>> Begin Raw data
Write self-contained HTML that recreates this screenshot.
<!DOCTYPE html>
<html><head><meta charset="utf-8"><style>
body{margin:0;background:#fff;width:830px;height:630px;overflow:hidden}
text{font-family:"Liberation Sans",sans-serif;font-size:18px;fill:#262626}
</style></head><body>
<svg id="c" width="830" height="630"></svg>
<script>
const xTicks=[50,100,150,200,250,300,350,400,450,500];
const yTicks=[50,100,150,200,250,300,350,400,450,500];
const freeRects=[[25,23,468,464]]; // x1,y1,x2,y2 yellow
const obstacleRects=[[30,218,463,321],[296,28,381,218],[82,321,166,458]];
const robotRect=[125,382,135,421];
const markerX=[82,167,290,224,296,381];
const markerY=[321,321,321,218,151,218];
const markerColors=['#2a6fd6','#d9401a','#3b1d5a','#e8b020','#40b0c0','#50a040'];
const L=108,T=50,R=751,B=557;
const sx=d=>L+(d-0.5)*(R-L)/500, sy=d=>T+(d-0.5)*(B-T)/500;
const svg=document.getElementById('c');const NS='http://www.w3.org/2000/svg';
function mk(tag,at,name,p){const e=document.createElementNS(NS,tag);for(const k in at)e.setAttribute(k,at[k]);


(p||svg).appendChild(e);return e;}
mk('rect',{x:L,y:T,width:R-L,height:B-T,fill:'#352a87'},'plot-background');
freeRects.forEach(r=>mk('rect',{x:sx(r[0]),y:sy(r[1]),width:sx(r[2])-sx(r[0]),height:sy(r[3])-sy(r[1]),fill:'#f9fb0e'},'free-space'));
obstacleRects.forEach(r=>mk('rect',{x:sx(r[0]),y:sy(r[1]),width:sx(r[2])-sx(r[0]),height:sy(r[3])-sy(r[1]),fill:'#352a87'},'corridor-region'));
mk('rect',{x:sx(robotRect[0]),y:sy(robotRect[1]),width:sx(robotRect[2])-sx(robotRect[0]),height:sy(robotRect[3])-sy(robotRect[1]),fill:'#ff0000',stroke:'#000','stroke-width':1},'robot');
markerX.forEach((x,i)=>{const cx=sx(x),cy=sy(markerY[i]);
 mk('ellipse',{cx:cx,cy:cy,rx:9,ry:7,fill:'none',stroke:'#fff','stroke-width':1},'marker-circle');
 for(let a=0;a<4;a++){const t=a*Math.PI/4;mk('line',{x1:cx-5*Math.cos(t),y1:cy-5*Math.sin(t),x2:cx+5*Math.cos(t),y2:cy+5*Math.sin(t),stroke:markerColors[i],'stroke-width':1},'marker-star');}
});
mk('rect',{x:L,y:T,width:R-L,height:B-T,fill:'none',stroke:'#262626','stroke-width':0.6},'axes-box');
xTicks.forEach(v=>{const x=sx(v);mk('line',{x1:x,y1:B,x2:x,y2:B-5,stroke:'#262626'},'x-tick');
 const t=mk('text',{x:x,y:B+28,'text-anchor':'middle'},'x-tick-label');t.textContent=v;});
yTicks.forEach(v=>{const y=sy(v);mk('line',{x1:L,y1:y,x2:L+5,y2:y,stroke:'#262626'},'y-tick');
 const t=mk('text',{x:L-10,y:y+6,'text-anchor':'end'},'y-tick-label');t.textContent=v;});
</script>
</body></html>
>> End Raw data
*Work to do:*
Include the first line, the line containing "k in at)e.setAttribute(k,at[k]);", and every line between them, copied exactly from the material above; output no other line.

*Correct output:*
Write self-contained HTML that recreates this screenshot.
<!DOCTYPE html>
<html><head><meta charset="utf-8"><style>
body{margin:0;background:#fff;width:830px;height:630px;overflow:hidden}
text{font-family:"Liberation Sans",sans-serif;font-size:18px;fill:#262626}
</style></head><body>
<svg id="c" width="830" height="630"></svg>
<script>
const xTicks=[50,100,150,200,250,300,350,400,450,500];
const yTicks=[50,100,150,200,250,300,350,400,450,500];
const freeRects=[[25,23,468,464]]; // x1,y1,x2,y2 yellow
const obstacleRects=[[30,218,463,321],[296,28,381,218],[82,321,166,458]];
const robotRect=[125,382,135,421];
const markerX=[82,167,290,224,296,381];
const markerY=[321,321,321,218,151,218];
const markerColors=['#2a6fd6','#d9401a','#3b1d5a','#e8b020','#40b0c0','#50a040'];
const L=108,T=50,R=751,B=557;
const sx=d=>L+(d-0.5)*(R-L)/500, sy=d=>T+(d-0.5)*(B-T)/500;
const svg=document.getElementById('c');const NS='http://www.w3.org/2000/svg';
function mk(tag,at,name,p){const e=document.createElementNS(NS,tag);for(const k in at)e.setAttribute(k,at[k]);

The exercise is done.